Electric Volkswagens head for the city

  • 25-Nov-2009 04:27 EST

Volkswagen's E-Up! is designed to complement, not replace, diesel and gasoline-powered vehicles.

Most vehicle manufacturers would admit that all of the hype and excitement about fuel cells and a hydrogen economy have currently been replaced by plug-in electric cars, serviced by roadside charging points. Volkswagen is the latest in a long line of car makers to lay out a vision of electric vehicles, having introduced the E-Up! concept vehicle at the Frankfurt Motor Show.

An evolution of the petrol engine-powered Up! and fuel-cell-powered Space Up! Blue, the E-Up! is Volkswagen’s first foray into plug-in electrics. The electric motor housed within the three-door car delivers a peak of 81 bhp (60 kW) or 54 bhp (40 kW) constant, while 154 lb·ft (209 N·m) of torque is produced through the front wheels. E-Up! can reach 62 mph (100 km/h) in 11.3 s from a standing start and has a top speed of 84 mph (135 km/h).

The batteries are lithium-ion and account for 240 kg (529 lb) of the 1085 kg (2392 lb) total weight of the vehicle. The pack offers a capacity of 18 kW·h, which Volkswagen claims is capable of a maximum range of 48 mi (77 km).

The batteries are housed under the car’s floor, protected by a bespoke crash structure, and kept cool thanks to a series of heat exchangers. Standard 230-V domestic systems can be used to charge the E-Up!, but Volkswagen is proposing public charging units, which will enable 80% of the power to be recouped in just one hour.
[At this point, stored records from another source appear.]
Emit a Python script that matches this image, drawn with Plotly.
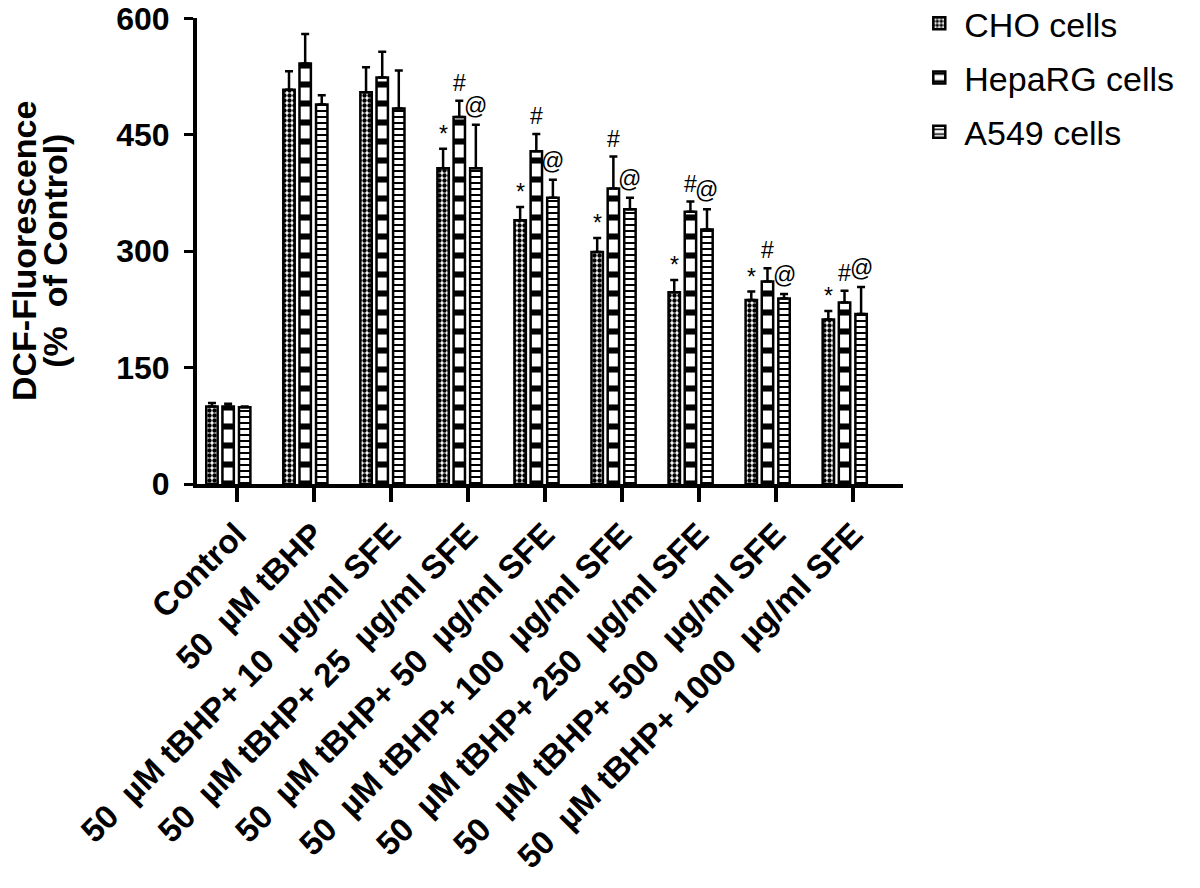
import numpy as np
import plotly.graph_objects as go

categories = [
    "Control",
    "50  µM tBHP",
    "50  µM tBHP+ 10  µg/ml SFE",
    "50  µM tBHP+ 25  µg/ml SFE",
    "50  µM tBHP+ 50  µg/ml SFE",
    "50  µM tBHP+ 100  µg/ml SFE",
    "50  µM tBHP+ 250  µg/ml SFE",
    "50  µM tBHP+ 500  µg/ml SFE",
    "50  µM tBHP+ 1000  µg/ml SFE",
]
series_names = ["CHO cells", "HepaRG cells", "A549 cells"]

cho_vals = [100, 508, 505, 407, 340, 299, 247, 237, 212]
cho_err = [4.5, 24, 32, 25, 17, 18, 16, 11, 11]
cho_sig = ["", "", "", "*", "*", "*", "*", "*", "*"]

hep_vals = [100, 542, 524, 473, 429, 381, 351, 261, 234]
hep_err = [3.5, 38, 33, 21, 22, 41, 13, 17, 15]
hep_sig = ["", "", "", "#", "#", "#", "#", "#", "#"]

a549_vals = [99, 489, 484, 407, 369, 354, 328, 239, 219]
a549_err = [1, 12, 49, 56, 23, 15, 26, 6, 35]
a549_sig = ["", "", "", "@", "@", "@", "@", "@", "@"]

y_ticks = [0, 150, 300, 450, 600]
y_title_lines = ["DCF-Fluorescence", "(%  of Control)"]

FONT = "Liberation Sans, Arial, sans-serif"
x = np.arange(len(categories))
bar_w = 0.148
offsets = [-0.395, -0.185, 0.03]
patterns = [
    dict(shape=".", size=5, solidity=0.6, fgcolor="black", bgcolor="white", fgopacity=1),
    dict(shape="-", size=19, solidity=0.32, fgcolor="black", bgcolor="white", fgopacity=1),
    dict(shape="-", size=6, solidity=0.33, fgcolor="black", bgcolor="white", fgopacity=1),
]
all_vals = [cho_vals, hep_vals, a549_vals]
all_err = [cho_err, hep_err, a549_err]
all_sig = [cho_sig, hep_sig, a549_sig]
sig_shift = [0, 3, 4]

fig = go.Figure()
for name, vals, err, pat, off in zip(series_names, all_vals, all_err, patterns, offsets):
    fig.add_trace(go.Bar(
        x=x, y=vals, name=name, width=bar_w, offset=off, legendgroup=name,
        marker=dict(color="white", line=dict(color="black", width=2.5), pattern=pat),
        error_y=dict(type="data", symmetric=False, array=err, arrayminus=[0] * len(err),
                     color="black", thickness=2.5, width=4),
    ))

for vals, err, sig, off, sh in zip(all_vals, all_err, all_sig, offsets, sig_shift):
    for i, s in enumerate(sig):
        if s:
            fig.add_annotation(
                x=x[i] + off + bar_w / 2, y=vals[i] + err[i], text=s,
                showarrow=False, yanchor="bottom", xanchor="center", yshift=sh,
                font=dict(family=FONT, size=23, color="black"),
            )

# y-axis title as two rotated lines
for line, xp in zip(y_title_lines, [-0.245, -0.2015]):
    fig.add_annotation(
        xref="paper", yref="paper", x=xp, y=0.5, text=line, textangle=-90,
        showarrow=False, xanchor="center", yanchor="middle",
        font=dict(family=FONT, size=34, color="black", weight="bold"),
    )

fig.update_layout(
    width=1200, height=888,
    margin=dict(l=197, r=297, t=18, b=404, autoexpand=False),
    plot_bgcolor="white", paper_bgcolor="white",
    barmode="overlay",
    font=dict(family=FONT, color="black"),
    legend=dict(x=1.016, y=1.05, xanchor="left", yanchor="top",
                font=dict(family=FONT, size=34, color="black"),
                bgcolor="rgba(0,0,0,0)", itemwidth=40, tracegroupgap=7),
    showlegend=True,
)
fig.update_xaxes(
    range=[-0.515, 8.648], tickvals=x, ticktext=categories, tickangle=-45,
    showline=True, linecolor="black", linewidth=4, ticks="outside", ticklen=14, tickwidth=4,
    tickcolor="black", showgrid=False, zeroline=False,
    tickfont=dict(family=FONT, size=33, color="black", weight="bold"),
)
fig.update_yaxes(
    range=[0, 600.6], tickvals=y_ticks, showline=True, linecolor="black", linewidth=4,
    ticks="outside", ticklen=9, tickwidth=3, tickcolor="black", showgrid=False, zeroline=False,
    ticklabelstandoff=8, ticklabeloverflow="allow",
    tickfont=dict(family=FONT, size=32, color="black", weight="bold"),
)
fig.write_html("out.html", config={"displayModeBar": False},
               post_script="document.body.style.margin='0px';")
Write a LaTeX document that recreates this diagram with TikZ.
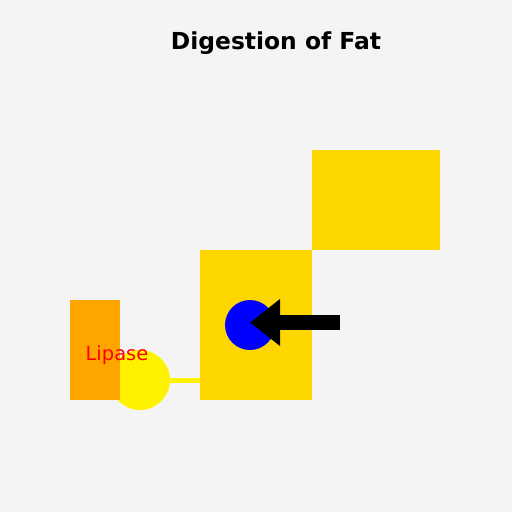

A 1.4-m² (15-ft²) solar panel grid on top of the car ensures that energy is collected at every opportunity. The strain on the battery system is eased slightly by manual mirror and door adjustments.

As space is at a premium on the E-Up!, the entire system of electric motor, transmission, and differential has been made as compact as possible. Such efforts have enabled engineers and designers to work on an innovative 3+1 seating layout. Two adults can sit on the passenger side of the vehicle, the front passenger seat set 50 mm (2 in) further forward, allowing vital extra rear legroom space. Behind the driver, there is a smaller space, designed for occasional use by adults or children. Total load space is 85 L (3 ft³) fully occupied, and 320 L (11.3 ft³) with the seats folded.

Like fuel cells before them, electric vehicles face a number of hurdles before being considered a contender to replace vehicles powered by internal-combustion engines. One of the potential solutions to the problem of limited range offered by the batteries in electric vehicles is a battery exchange service at filling stations.

Ulrich Hackenberg, Volkswagen’s head of research and development, remains unconvinced by such an approach. “This concept has been discussed a lot by our French competitors, but it only makes sense to the battery company, or leasing company, if the batteries are standardized. I can’t imagine that we will develop our cars to use just one battery. That is not the way we are going."